Le prix payé par l’acheteur n’est pas laissé au niveau de la production mais abaissé par un escompte général, au niveau de la consommation. Autrement dit, la population dans son ensemble, ne doit pas avoir à payer le prix de tout ce qui a été produit mais seulement le prix de ce qui a été consommé. Et c’est pour cela qu’on dit ajustement des prix.
Payer le juste prix, le prix de revient de la production, est juste pour le producteur mais il ne l’est pas pour le consommateur.

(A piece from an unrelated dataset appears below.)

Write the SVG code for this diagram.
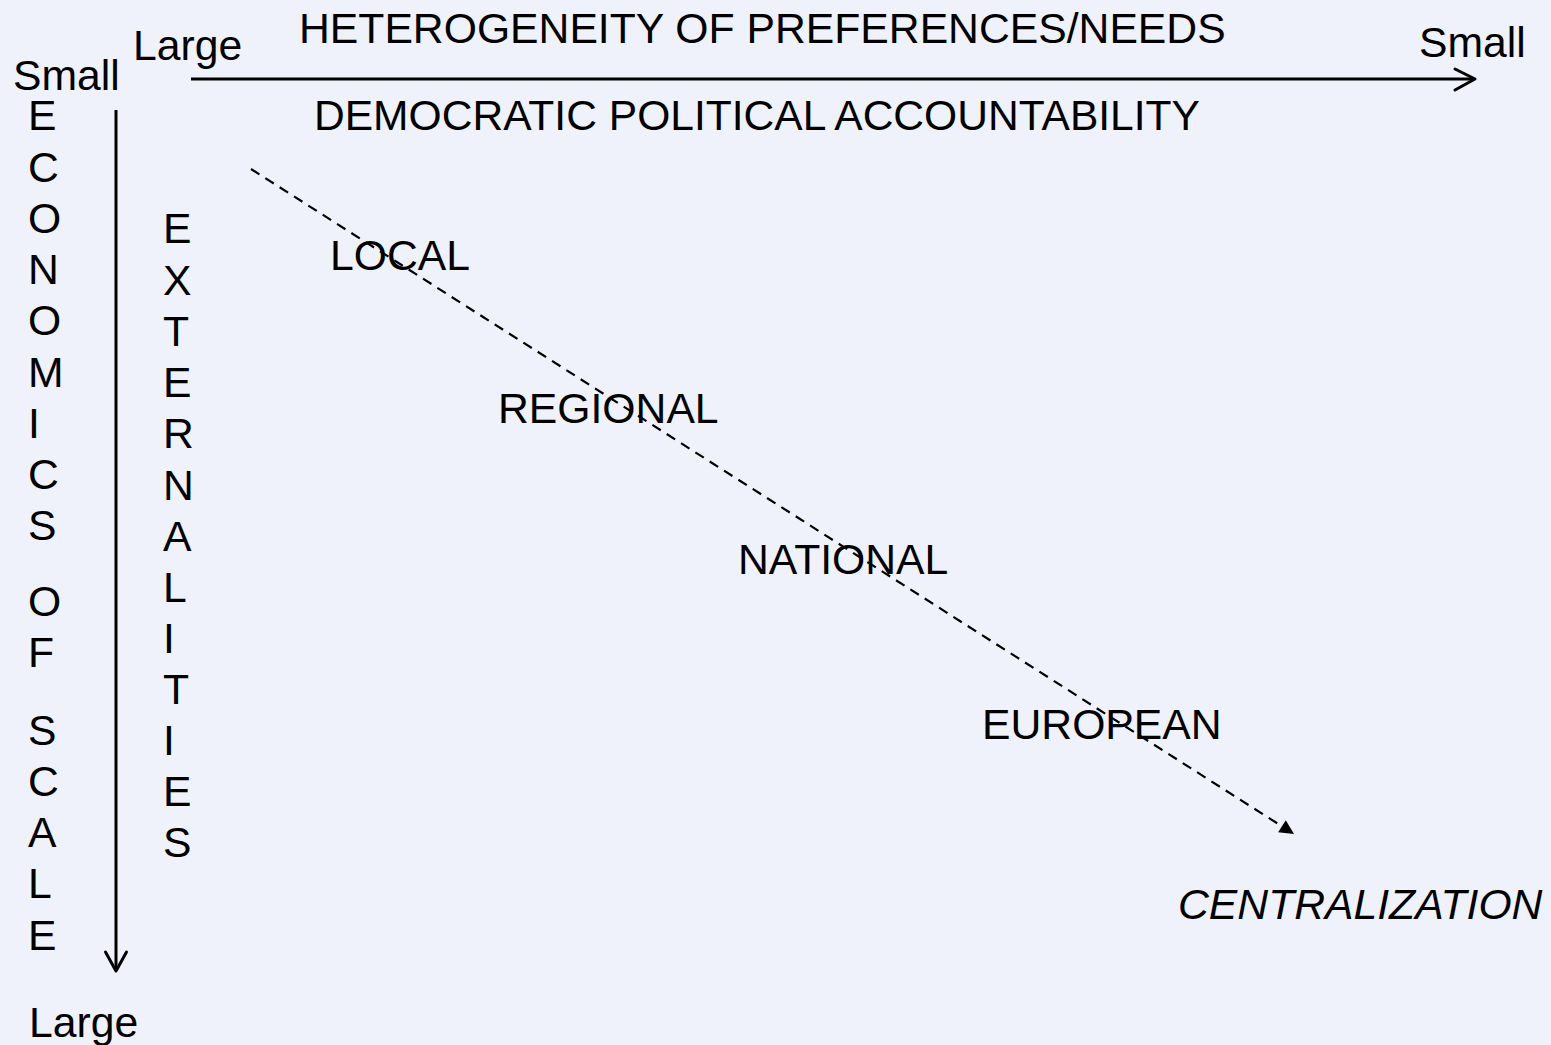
<svg xmlns="http://www.w3.org/2000/svg" width="1551" height="1045" viewBox="0 0 1551 1045">
<style>
text{font-family:"Liberation Sans",Arial,sans-serif;font-size:42.7px;fill:#000}
.it{font-style:italic}
.axis{stroke:#000;stroke-width:3;fill:none}
.chev{stroke:#000;stroke-width:3;fill:none;stroke-linecap:round;stroke-linejoin:round}
.dash{stroke:#000;stroke-width:2.2;fill:none;stroke-dasharray:10 7}
</style>
<defs>
<marker id="tri" viewBox="0 0 10 10" refX="10" refY="5" markerWidth="7.5" markerHeight="6.5" markerUnits="strokeWidth" orient="auto">
<path d="M0,0 L10,5 L0,10 Z" fill="#000"/>
</marker>
</defs>
<rect width="1551" height="1045" fill="#EFF2FA"/>
<g id="connectors">
<line class="axis" x1="191" y1="79" x2="1474" y2="79"/>
<polyline class="chev" points="1455,69 1475,79 1455,90"/>
<line class="axis" x1="116" y1="110" x2="116" y2="970"/>
<polyline class="chev" points="105.5,952 116,971 126.5,952"/>
<line class="dash" x1="251" y1="169" x2="1294" y2="834" marker-end="url(#tri)"/>
</g>
<g id="axis-labels">
<text x="299" y="43">HETEROGENEITY OF PREFERENCES/NEEDS</text>
<text x="314" y="130" textLength="886" lengthAdjust="spacingAndGlyphs">DEMOCRATIC POLITICAL ACCOUNTABILITY</text>
<text x="133" y="60">Large</text>
<text x="1419" y="57">Small</text>
<text x="13" y="90">Small</text>
<text x="29" y="1037">Large</text>
</g>
<g id="economics-of-scale">
<text x="28" y="130">E</text>
<text x="28" y="182">C</text>
<text x="28" y="233">O</text>
<text x="28" y="284">N</text>
<text x="28" y="335">O</text>
<text x="28" y="387">M</text>
<text x="28" y="438">I</text>
<text x="28" y="489">C</text>
<text x="28" y="540">S</text>
<text x="28" y="616">O</text>
<text x="28" y="667">F</text>
<text x="28" y="745">S</text>
<text x="28" y="796">C</text>
<text x="28" y="847">A</text>
<text x="28" y="898">L</text>
<text x="28" y="950">E</text>
</g>
<g id="externalities">
<text x="163" y="243">E</text>
<text x="163" y="295">X</text>
<text x="163" y="346">T</text>
<text x="163" y="397">E</text>
<text x="163" y="448">R</text>
<text x="163" y="500">N</text>
<text x="163" y="551">A</text>
<text x="163" y="602">L</text>
<text x="163" y="653">I</text>
<text x="163" y="704">T</text>
<text x="163" y="755">I</text>
<text x="163" y="806">E</text>
<text x="163" y="857">S</text>
</g>
<g id="node-local"><text x="330" y="270">LOCAL</text></g>
<g id="node-regional"><text x="498" y="423">REGIONAL</text></g>
<g id="node-national"><text x="738" y="574">NATIONAL</text></g>
<g id="node-european"><text x="982" y="739">EUROPEAN</text></g>
<g id="node-centralization"><text class="it" x="1178" y="919">CENTRALIZATION</text></g>
</svg>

Si par exemple, la production totale du Canada est de 50 milliards dans une année, et si dans la même période, la consommation totale de produits consommables, plus usure de produits durables, plus matériaux employés; si toute cette consommation forme un total de 40 milliards seulement, le prix à payer doit être seulement de 40 milliards et non pas de 50 milliards. D’où une escompte de 10 sur 50, ou 20 pour cent, sur tous les prix de revient sur tous les produits achetés par les consommateurs. Ce qui est exactement le contraire de l’inflation.

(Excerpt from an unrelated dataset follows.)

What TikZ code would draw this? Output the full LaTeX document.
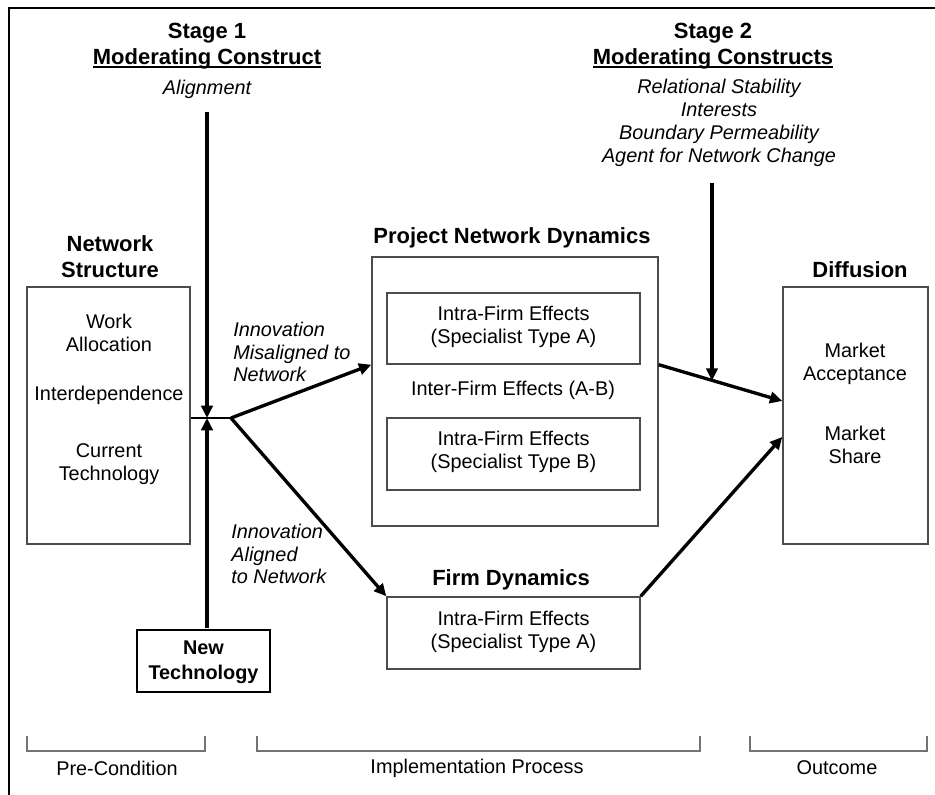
\documentclass[tikz,border=0pt]{standalone}
\usepackage{fontspec}
\setmainfont{Liberation Sans}
\usepackage{tikz}
\usetikzlibrary{arrows.meta,fit,calc}

\newcommand{\undl}[1]{\setbox0\hbox{#1}\rlap{\rule[-2.3pt]{\wd0}{1.2pt}}\box0}

\begin{document}
\begin{tikzpicture}[scale=0.2]
\tikzstyle{every node}+=[inner sep=0pt]
\tikzstyle{txt}=[align=center, font=\fontsize{11.3}{13}\selectfont]
\tikzstyle{itl}=[align=center, font=\fontsize{11.3}{13}\selectfont\itshape]
\tikzstyle{ttl}=[align=center, font=\fontsize{12.5}{14.7}\selectfont\bfseries]
\tikzstyle{box}=[draw=black!70, line width=0.8pt]
\tikzstyle{arr}=[line width=1.9pt, -{Triangle[length=7pt,width=6.5pt]}]
\tikzstyle{brk}=[draw=black!55, line width=0.9pt]
\useasboundingbox (0,0) rectangle (93.5,-79.5);
% frame
\draw [black, line width=1.1pt] (93.5,-0.8) -- (0.9,-0.8) -- (0.9,-79.5);
% stage 1
\node [ttl] (st1) at (20.7,-4.6) {Stage 1\\\undl{Moderating Construct}};
\node [itl] (aln) at (20.7,-8.9) {Alignment};
\coordinate (alt) at (20.7,-11.2);
% pre-condition
\node [ttl] (nst) at (11,-25.7) {Network\\Structure};
\node [box, fit={(2.7,-28.7) (19,-54.4)}] (ns) {};
\node [txt] (work) at (10.9,-33.3) {Work\\Allocation};
\node [txt] (intd) at (10.9,-39.5) {Interdependence};
\node [txt] (curt) at (10.9,-46.4) {Current\\Technology};
\node [draw=black, line width=1.7pt, fit={(13.7,-63) (27,-69.2)}] (nt) {};
\node [align=center, font=\fontsize{11.3}{14.2}\selectfont\bfseries] (ntt) at (20.35,-66.25) {New\\Technology};
\coordinate (jv) at (20.7,-41.8);
\coordinate (j) at (23.1,-41.8);
\draw [black, line width=0.8pt] (ns.east |- j) -- (j);
\draw [arr] (alt) -- (jv);
\draw [arr] (nt.north -| jv) -- (jv);
% implementation
\node [ttl] (pndt) at (51.2,-23.8) {Project Network Dynamics};
\node [box, fit={(37.2,-25.7) (65.8,-52.6)}] (pnd) {};
\node [box, fit={(38.7,-29.3) (64,-36.4)}] (boxa) {};
\node [txt] (boxat) at (51.35,-32.65) {Intra-Firm Effects\\(Specialist Type A)};
\node [txt] (inter) at (51.3,-39) {Inter-Firm Effects (A-B)};
\node [box, fit={(38.7,-41.8) (64,-49)}] (boxb) {};
\node [txt] (boxbt) at (51.35,-45.2) {Intra-Firm Effects\\(Specialist Type B)};
\node [ttl] (fdt) at (51.1,-58) {Firm Dynamics};
\node [box, fit={(38.7,-59.7) (64,-66.9)}] (fd) {};
\node [txt] (fdtx) at (51.35,-63.15) {Intra-Firm Effects\\(Specialist Type A)};
\node [itl, anchor=west, align=left] (mis) at (23.3,-35.2) {Innovation\\Misaligned to\\Network};
\node [itl, anchor=west, align=left] (ali) at (23.1,-55.4) {Innovation\\Aligned\\to Network};
\draw [arr] (j) -- (pnd.west |- boxa.south);
\draw [arr] (j) -- (fd.north west);
% stage 2
\node [ttl] (st2) at (71.3,-4.6) {Stage 2\\\undl{Moderating Constructs}};
\node [itl] (mods) at (71.9,-12.3) {Relational Stability\\Interests\\Boundary Permeability\\Agent for Network Change};
\coordinate (s2t) at (71.2,-18.3);
% outcome
\node [ttl] (dift) at (86,-27) {Diffusion};
\node [box, fit={(78.3,-28.7) (92.8,-54.4)}] (diff) {};
\node [txt] (macc) at (85.5,-36.4) {Market\\Acceptance};
\node [txt] (mshr) at (85.5,-44.5) {Market\\Share};
\coordinate (po) at (pnd.east |- boxa.south);
\coordinate (di) at ($(diff.west)+(0,1.45)$);
\coordinate (s2m) at ($(po)!0.44!(di)$);
\draw [arr] (po) -- (di);
\draw [arr] (s2t) -- (s2t |- s2m);
\draw [arr] (fd.north east) -- ($(diff.west)+(0,-2.15)$);
% phases
\draw [brk] (2.7,-73.6) -- (2.7,-75.1) -- (20.5,-75.1) -- (20.5,-73.6);
\draw [brk] (25.7,-73.6) -- (25.7,-75.1) -- (70,-75.1) -- (70,-73.6);
\draw [brk] (75,-73.6) -- (75,-75.1) -- (92.7,-75.1) -- (92.7,-73.6);
\node [txt] (pre) at (11.7,-76.8) {Pre-Condition};
\node [txt] (imp) at (47.7,-76.8) {Implementation Process};
\node [txt] (out) at (83.7,-76.8) {Outcome};
\end{tikzpicture}
\end{document}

On ne peut pas consommer ce qui n’a pas été produit. La consommation totale ne peut donc jamais dépasser la production totale, à moins d’une catastrophe qui anéantirait la production avant qu’elle ait servi.
La consommation est même généralement assez en dessous de la production, comme on le constate par les produits non vendus et par les produits qui n’ont pas été produits par crainte de ne pas pouvoir les vendre.

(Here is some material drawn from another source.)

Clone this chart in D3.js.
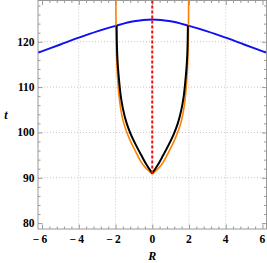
<!DOCTYPE html>
<html>
<head>
<meta charset="utf-8">
<script src="https://cdn.jsdelivr.net/npm/d3@7"></script>
<style>
  body { margin: 0; background: #fff; }
  svg { display: block; }
  .lbl { font-family: "Liberation Serif", "Times New Roman", serif; font-weight: bold; font-size: 11.5px; fill: #000; }
  .axlbl { font-family: "Liberation Serif", "Times New Roman", serif; font-weight: bold; font-style: italic; font-size: 12px; fill: #000; }
</style>
</head>
<body>
<svg id="chart" width="267" height="263"></svg>
<script>

// values
var blueR = [-6.2, -5, -4, -3, -2, -1, 0, 1, 2, 3, 4, 5, 6.2];
var blueT = [117.6, 119.4, 120.9, 122.3, 123.5, 124.5, 124.9, 124.5, 123.5, 122.3, 120.9, 119.4, 117.6];

var blackR = [-1.94, -1.93, -1.91, -1.87, -1.8, -1.7, -1.6, -1.4, -1.2, -0.9, -0.6, -0.3, 0,
              0.3, 0.6, 0.9, 1.2, 1.4, 1.6, 1.7, 1.8, 1.87, 1.91, 1.93, 1.94];
var blackT = [123.6, 120.5, 117.5, 114.5, 111.2, 107.6, 105.3, 102.1, 99.9, 97.3, 95.0, 92.8, 91.0,
              92.8, 95.0, 97.3, 99.9, 102.1, 105.3, 107.6, 111.2, 114.5, 117.5, 120.5, 123.6];

var orangeR = [-1.985, -1.97, -1.95, -1.92, -1.87, -1.8, -1.7, -1.55, -1.4, -1.2, -0.93, -0.47, 0,
               0.47, 0.93, 1.2, 1.4, 1.55, 1.7, 1.8, 1.87, 1.92, 1.95, 1.97, 1.985];
var orangeT = [131, 123, 118, 114.5, 111, 107.8, 104.8, 102.0, 100.2, 98.2, 96.0, 92.7, 90.8,
               92.7, 96.0, 98.2, 100.2, 102.0, 104.8, 107.8, 111, 114.5, 118, 123, 131];

var redR = [0, 0];
var redT = [129.1, 91.0];

var xTicks = [-6, -4, -2, 0, 2, 4, 6];
var yTicks = [80, 90, 100, 110, 120];
var xGrid = [-4, -2, 0, 2, 4];
var yGrid = [90, 100, 110, 120];

var svg = d3.select("#chart");

var pLeft = 38, pRight = 266.5, pTop = 0.5, pBottom = 229;

var xScale = d3.scaleLinear()
  .domain([-6.22, 6.22])
  .range([pLeft, pRight]);

var yScale = d3.scaleLinear()
  .domain([78.7, 129.1])
  .range([pBottom, pTop]);

function pts(rs, ts) {
  return rs.map(function(r, i){ return [r, ts[i]]; });
}

svg.append("clipPath").attr("id", "clip")
  .append("rect")
  .attr("x", pLeft).attr("y", pTop)
  .attr("width", pRight - pLeft).attr("height", pBottom - pTop);

// grid
svg.selectAll(".gx")
  .data(xGrid)
  .enter().append("line")
  .attr("x1", function(d){ return xScale(d); })
  .attr("x2", function(d){ return xScale(d); })
  .attr("y1", pTop).attr("y2", pBottom)
  .attr("stroke", "#c8c8c8")
  .attr("stroke-width", 1)
  .attr("stroke-dasharray", "1,2");

svg.selectAll(".gy")
  .data(yGrid)
  .enter().append("line")
  .attr("y1", function(d){ return yScale(d); })
  .attr("y2", function(d){ return yScale(d); })
  .attr("x1", pLeft).attr("x2", pRight)
  .attr("stroke", "#c8c8c8")
  .attr("stroke-width", 1)
  .attr("stroke-dasharray", "1,2");

// frame ticks (inward, all four sides)
var xMinor = d3.range(-6, 6.01, 0.4).filter(function(v){ return Math.abs(v / 2 - Math.round(v / 2)) > 0.01; });
var yMinor = d3.range(80, 129, 2).filter(function(v){ return v % 10 != 0; });

var xAxisB = d3.axisTop(xScale).tickValues(xTicks).tickSize(4.5).tickFormat("");
var xAxisBm = d3.axisTop(xScale).tickValues(xMinor).tickSize(2.5).tickFormat("");
var xAxisT = d3.axisBottom(xScale).tickValues(xTicks).tickSize(4.5).tickFormat("");
var xAxisTm = d3.axisBottom(xScale).tickValues(xMinor).tickSize(2.5).tickFormat("");
var yAxisL = d3.axisRight(yScale).tickValues(yTicks).tickSize(4.5).tickFormat("");
var yAxisLm = d3.axisRight(yScale).tickValues(yMinor).tickSize(2.5).tickFormat("");
var yAxisR = d3.axisLeft(yScale).tickValues(yTicks).tickSize(4.5).tickFormat("");
var yAxisRm = d3.axisLeft(yScale).tickValues(yMinor).tickSize(2.5).tickFormat("");

[[xAxisB, 0, pBottom], [xAxisBm, 0, pBottom], [xAxisT, 0, pTop], [xAxisTm, 0, pTop],
 [yAxisL, pLeft, 0], [yAxisLm, pLeft, 0], [yAxisR, pRight, 0], [yAxisRm, pRight, 0]].forEach(function(a){
  var g = svg.append("g")
    .attr("transform", "translate(" + a[1] + "," + a[2] + ")")
    .call(a[0]);
  g.select(".domain").remove();
  g.selectAll("line").attr("stroke", "#999");
});

svg.append("rect")
  .attr("x", pLeft).attr("y", pTop)
  .attr("width", pRight - pLeft).attr("height", pBottom - pTop)
  .attr("fill", "none")
  .attr("stroke", "#999")
  .attr("stroke-width", 1);

// tick labels
function fmt(v) {
  return v < 0 ? "\u2212\u2009" + (-v) : "" + v;
}

svg.selectAll(".xl")
  .data(xTicks)
  .enter().append("text")
  .attr("class", "lbl")
  .attr("x", function(d){ return xScale(d) - (d < 0 ? 2 : 0); })
  .attr("y", 243)
  .attr("text-anchor", "middle")
  .text(fmt);

svg.selectAll(".yl")
  .data(yTicks)
  .enter().append("text")
  .attr("class", "lbl")
  .attr("x", 34.5)
  .attr("y", function(d){ return yScale(d); })
  .attr("dy", "0.35em")
  .attr("text-anchor", "end")
  .text(fmt);

svg.append("text")
  .attr("class", "axlbl")
  .attr("x", xScale(0))
  .attr("y", 260)
  .attr("text-anchor", "middle")
  .text("R");

svg.append("text")
  .attr("class", "axlbl")
  .attr("x", 6)
  .attr("y", (pTop + pBottom) / 2)
  .attr("dy", "0.35em")
  .attr("text-anchor", "middle")
  .text("t");

// curves
var line = d3.line()
  .x(function(d){ return xScale(d[0]); })
  .y(function(d){ return yScale(d[1]); });

var plot = svg.append("g").attr("clip-path", "url(#clip)");

plot.append("path")
  .datum(pts(blueR, blueT))
  .attr("d", line.curve(d3.curveCatmullRom))
  .attr("fill", "none")
  .attr("stroke", "#1010f0")
  .attr("stroke-width", 2);

// each U is drawn as two branches so the cusp at R = 0 stays sharp
var oPts = pts(orangeR, orangeT);
var oMid = orangeR.indexOf(0);
[oPts.slice(0, oMid + 1), oPts.slice(oMid)].forEach(function(b){
  plot.append("path")
    .datum(b)
    .attr("d", line.curve(d3.curveMonotoneY))
    .attr("fill", "none")
    .attr("stroke", "#ff8000")
    .attr("stroke-width", 1.6);
});

var kPts = pts(blackR, blackT);
var kMid = blackR.indexOf(0);
[kPts.slice(0, kMid + 1), kPts.slice(kMid)].forEach(function(b){
  plot.append("path")
    .datum(b)
    .attr("d", line.curve(d3.curveMonotoneY))
    .attr("fill", "none")
    .attr("stroke", "#000")
    .attr("stroke-width", 2);
});

plot.append("path")
  .datum(pts(redR, redT))
  .attr("d", line.curve(d3.curveLinear))
  .attr("fill", "none")
  .attr("stroke", "#f01010")
  .attr("stroke-width", 2)
  .attr("stroke-dasharray", "3,2");

</script>
</body>
</html>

Encore une fois, cela n’empêcherait pas le producteur d’obtenir le prix de revient pour les produits qu’il écoule. Ce qu’il n’obtiendrait pas des acheteurs, à cause de l’escompte, lui serait fourni par l’organisme financier du système.
En effet, le système proposé par Douglas est un système souple qui se plie à toutes les situations réelles de la vie économique; qui la suit dans ses développements jusqu’à n’importe quel degré de progrès, de mécanisation, de motorisation, d’automation, pour tout ce qui répond aux besoins légitimes de la production, besoins d’ordre public comme d’ordre privé.
La finance d’une économie créditiste est une finance de service, non pas une finance d’entrave, ni de conditionnement, ni de domination.